Ingredients

  • 24 asparagus spears (about 1/2 pound)
  • 1 cup red bell pepper strips (1/4 inch thick), cut in half crosswise
  • 1 tablespoon olive oil
  • Cooking spray
  • 1 tablespoon fresh lemon juice
  • 1 teaspoon dried dill, divided
  • 1/2 teaspoon salt, divided
  • 4 (6-ounce) grouper or other firm white fish fillets
  • 1/8 teaspoon black pepper

Method

  • Preheat oven to 425°.
  • Snap off tough ends of asparagus. Cut asparagus into 2-inch pieces. Toss asparagus and peppers with olive oil, and place on a jelly roll pan coated with cooking spray. Bake at 425° for 8 to 10 minutes or until crisp-tender, stirring occasionally. Remove from oven. Sprinkle with lemon juice, 3/4 teaspoon dill, and 1/4 teaspoon salt, tossing gently to coat.

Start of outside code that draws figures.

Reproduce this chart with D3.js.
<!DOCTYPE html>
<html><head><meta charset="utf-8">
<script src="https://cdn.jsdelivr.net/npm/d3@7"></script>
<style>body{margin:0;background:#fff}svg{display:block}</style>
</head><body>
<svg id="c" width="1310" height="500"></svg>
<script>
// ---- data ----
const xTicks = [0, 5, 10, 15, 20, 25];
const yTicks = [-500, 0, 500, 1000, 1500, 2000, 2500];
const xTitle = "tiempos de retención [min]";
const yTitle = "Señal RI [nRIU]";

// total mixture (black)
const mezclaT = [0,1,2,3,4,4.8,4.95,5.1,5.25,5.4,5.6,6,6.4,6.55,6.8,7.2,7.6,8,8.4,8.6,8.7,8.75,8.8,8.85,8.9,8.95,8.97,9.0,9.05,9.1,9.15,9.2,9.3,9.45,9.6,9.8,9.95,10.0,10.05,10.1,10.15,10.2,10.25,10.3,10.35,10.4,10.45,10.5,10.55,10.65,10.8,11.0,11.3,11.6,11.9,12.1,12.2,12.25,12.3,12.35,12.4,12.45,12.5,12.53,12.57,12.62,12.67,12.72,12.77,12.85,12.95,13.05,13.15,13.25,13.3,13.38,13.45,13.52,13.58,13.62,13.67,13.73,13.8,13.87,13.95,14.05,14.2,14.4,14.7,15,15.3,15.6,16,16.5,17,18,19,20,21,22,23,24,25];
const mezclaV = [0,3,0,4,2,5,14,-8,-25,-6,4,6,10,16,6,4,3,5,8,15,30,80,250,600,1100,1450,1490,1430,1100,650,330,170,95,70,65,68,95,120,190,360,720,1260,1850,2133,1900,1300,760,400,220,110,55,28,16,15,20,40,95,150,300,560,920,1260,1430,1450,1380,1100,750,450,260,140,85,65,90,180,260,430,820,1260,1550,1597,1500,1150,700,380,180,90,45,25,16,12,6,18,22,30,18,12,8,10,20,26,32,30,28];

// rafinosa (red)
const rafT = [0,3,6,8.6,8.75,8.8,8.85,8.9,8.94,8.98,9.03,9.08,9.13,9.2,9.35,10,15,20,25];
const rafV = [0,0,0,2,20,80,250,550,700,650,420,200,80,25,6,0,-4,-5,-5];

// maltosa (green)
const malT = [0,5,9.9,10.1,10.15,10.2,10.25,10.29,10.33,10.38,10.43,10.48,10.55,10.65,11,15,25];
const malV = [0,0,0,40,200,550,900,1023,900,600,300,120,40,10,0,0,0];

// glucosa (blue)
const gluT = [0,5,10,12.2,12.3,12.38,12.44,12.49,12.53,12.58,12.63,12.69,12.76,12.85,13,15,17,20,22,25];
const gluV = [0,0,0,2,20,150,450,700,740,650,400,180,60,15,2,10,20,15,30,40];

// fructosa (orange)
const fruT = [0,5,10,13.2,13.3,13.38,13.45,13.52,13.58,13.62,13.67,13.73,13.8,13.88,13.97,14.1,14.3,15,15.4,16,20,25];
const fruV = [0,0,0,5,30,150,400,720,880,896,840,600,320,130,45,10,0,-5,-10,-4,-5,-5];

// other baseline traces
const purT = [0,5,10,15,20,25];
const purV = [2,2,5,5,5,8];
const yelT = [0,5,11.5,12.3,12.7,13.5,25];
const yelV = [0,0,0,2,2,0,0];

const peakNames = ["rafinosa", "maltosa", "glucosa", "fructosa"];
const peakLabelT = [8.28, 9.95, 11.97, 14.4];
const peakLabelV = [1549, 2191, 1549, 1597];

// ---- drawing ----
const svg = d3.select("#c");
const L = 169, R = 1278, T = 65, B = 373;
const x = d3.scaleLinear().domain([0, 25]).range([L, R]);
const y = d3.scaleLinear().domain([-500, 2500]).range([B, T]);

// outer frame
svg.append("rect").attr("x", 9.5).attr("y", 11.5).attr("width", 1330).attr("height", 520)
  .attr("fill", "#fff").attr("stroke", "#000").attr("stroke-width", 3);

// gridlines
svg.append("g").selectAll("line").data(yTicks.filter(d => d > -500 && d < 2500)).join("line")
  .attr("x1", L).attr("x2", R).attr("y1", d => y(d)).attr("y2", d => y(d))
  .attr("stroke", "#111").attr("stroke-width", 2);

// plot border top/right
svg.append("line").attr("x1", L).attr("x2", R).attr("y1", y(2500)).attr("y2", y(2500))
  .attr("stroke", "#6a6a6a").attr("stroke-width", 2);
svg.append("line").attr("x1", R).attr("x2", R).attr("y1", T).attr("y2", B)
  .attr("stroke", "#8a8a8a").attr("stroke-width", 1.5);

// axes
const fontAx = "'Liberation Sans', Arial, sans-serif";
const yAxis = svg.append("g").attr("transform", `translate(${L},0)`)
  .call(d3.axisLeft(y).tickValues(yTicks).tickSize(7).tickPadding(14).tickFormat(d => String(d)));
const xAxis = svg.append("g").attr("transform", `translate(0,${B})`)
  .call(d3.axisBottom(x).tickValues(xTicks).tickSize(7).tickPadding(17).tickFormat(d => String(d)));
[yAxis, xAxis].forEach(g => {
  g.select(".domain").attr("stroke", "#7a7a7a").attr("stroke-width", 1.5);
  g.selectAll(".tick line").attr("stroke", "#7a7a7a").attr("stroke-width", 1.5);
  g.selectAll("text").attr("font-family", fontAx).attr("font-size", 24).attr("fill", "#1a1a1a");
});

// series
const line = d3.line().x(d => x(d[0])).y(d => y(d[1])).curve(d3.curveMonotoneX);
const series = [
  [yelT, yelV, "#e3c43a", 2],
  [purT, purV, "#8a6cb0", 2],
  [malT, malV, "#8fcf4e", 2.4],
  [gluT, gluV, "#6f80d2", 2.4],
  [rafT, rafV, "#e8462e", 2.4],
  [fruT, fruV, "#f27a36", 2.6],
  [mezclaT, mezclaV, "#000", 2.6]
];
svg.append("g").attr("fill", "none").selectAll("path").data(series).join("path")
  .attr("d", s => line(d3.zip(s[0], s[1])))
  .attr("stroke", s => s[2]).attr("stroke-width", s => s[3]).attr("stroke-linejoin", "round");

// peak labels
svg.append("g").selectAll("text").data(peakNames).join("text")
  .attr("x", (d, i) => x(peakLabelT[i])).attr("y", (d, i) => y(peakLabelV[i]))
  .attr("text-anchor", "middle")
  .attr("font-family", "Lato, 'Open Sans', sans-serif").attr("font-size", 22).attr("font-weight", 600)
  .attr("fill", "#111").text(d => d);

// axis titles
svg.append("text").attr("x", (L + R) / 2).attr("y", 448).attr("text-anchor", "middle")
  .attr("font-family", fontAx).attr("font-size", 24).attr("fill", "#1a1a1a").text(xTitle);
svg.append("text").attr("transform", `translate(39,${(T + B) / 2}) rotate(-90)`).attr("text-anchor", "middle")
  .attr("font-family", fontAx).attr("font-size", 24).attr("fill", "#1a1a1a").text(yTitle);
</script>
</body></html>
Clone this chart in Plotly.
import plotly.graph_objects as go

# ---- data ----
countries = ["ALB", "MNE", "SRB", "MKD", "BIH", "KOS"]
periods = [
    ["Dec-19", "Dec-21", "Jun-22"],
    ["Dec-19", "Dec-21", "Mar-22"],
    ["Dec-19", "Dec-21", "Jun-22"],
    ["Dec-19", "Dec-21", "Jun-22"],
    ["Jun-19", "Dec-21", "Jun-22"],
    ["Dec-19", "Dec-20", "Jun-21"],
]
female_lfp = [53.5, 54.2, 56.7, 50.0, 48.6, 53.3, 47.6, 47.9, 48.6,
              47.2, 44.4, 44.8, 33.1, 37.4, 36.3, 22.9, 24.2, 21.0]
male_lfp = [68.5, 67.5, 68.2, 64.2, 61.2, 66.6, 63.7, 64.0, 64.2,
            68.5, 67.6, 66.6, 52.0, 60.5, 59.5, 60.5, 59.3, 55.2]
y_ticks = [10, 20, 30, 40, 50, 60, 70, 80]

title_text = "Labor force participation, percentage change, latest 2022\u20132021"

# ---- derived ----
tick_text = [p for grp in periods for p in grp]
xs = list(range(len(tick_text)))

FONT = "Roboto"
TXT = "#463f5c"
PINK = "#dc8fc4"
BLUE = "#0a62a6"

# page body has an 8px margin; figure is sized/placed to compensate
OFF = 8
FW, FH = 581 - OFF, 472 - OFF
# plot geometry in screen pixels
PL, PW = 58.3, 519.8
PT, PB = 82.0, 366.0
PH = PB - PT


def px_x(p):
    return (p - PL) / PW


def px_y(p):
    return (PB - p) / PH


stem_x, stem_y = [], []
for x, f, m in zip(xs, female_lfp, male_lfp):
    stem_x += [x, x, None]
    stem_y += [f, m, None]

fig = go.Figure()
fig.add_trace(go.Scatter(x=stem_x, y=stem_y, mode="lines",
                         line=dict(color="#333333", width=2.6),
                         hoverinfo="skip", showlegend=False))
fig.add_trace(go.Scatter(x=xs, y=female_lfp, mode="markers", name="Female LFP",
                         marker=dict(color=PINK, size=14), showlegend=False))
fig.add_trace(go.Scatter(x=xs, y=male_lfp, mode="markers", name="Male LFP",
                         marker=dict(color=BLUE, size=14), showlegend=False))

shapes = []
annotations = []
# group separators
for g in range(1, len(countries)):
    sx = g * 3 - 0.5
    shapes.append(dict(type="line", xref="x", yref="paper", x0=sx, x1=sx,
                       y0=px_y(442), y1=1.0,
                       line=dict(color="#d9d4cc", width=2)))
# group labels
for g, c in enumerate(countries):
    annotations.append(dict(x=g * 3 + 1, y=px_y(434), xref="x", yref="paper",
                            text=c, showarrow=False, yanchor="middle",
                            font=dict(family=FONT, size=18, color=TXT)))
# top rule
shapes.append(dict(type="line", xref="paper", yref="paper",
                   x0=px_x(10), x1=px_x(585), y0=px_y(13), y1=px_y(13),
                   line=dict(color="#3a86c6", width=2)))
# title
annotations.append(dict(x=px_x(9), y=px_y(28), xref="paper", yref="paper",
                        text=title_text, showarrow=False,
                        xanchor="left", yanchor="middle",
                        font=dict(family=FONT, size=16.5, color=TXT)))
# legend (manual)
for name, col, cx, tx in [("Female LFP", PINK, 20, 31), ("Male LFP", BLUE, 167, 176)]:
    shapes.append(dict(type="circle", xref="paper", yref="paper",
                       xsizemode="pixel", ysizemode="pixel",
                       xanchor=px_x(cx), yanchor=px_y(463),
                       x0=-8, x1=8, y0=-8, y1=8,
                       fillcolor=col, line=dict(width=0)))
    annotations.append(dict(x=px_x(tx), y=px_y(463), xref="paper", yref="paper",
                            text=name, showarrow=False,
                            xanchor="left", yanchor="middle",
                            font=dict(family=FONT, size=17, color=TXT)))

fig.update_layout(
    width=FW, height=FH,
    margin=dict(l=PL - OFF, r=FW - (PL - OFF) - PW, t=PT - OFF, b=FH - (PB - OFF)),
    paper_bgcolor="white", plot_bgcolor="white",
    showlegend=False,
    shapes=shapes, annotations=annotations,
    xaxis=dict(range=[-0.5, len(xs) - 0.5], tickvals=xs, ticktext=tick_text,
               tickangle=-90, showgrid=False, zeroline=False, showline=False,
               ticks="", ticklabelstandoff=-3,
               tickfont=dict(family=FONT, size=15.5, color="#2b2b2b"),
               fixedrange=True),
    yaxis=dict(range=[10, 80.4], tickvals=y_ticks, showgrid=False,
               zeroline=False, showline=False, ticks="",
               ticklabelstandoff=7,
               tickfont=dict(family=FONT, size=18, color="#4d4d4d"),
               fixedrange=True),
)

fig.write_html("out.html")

Set aside, and keep warm.
  • Arrange fillets on a jelly roll pan coated with cooking spray. Sprinkle fillets evenly with remaining 1/4 teaspoon dill, remaining 1/4 teaspoon salt, and black pepper. Bake at 425° for 10 to 12 minutes or until fish flakes easily when tested with a fork. Top with asparagus mixture. Serve immediately.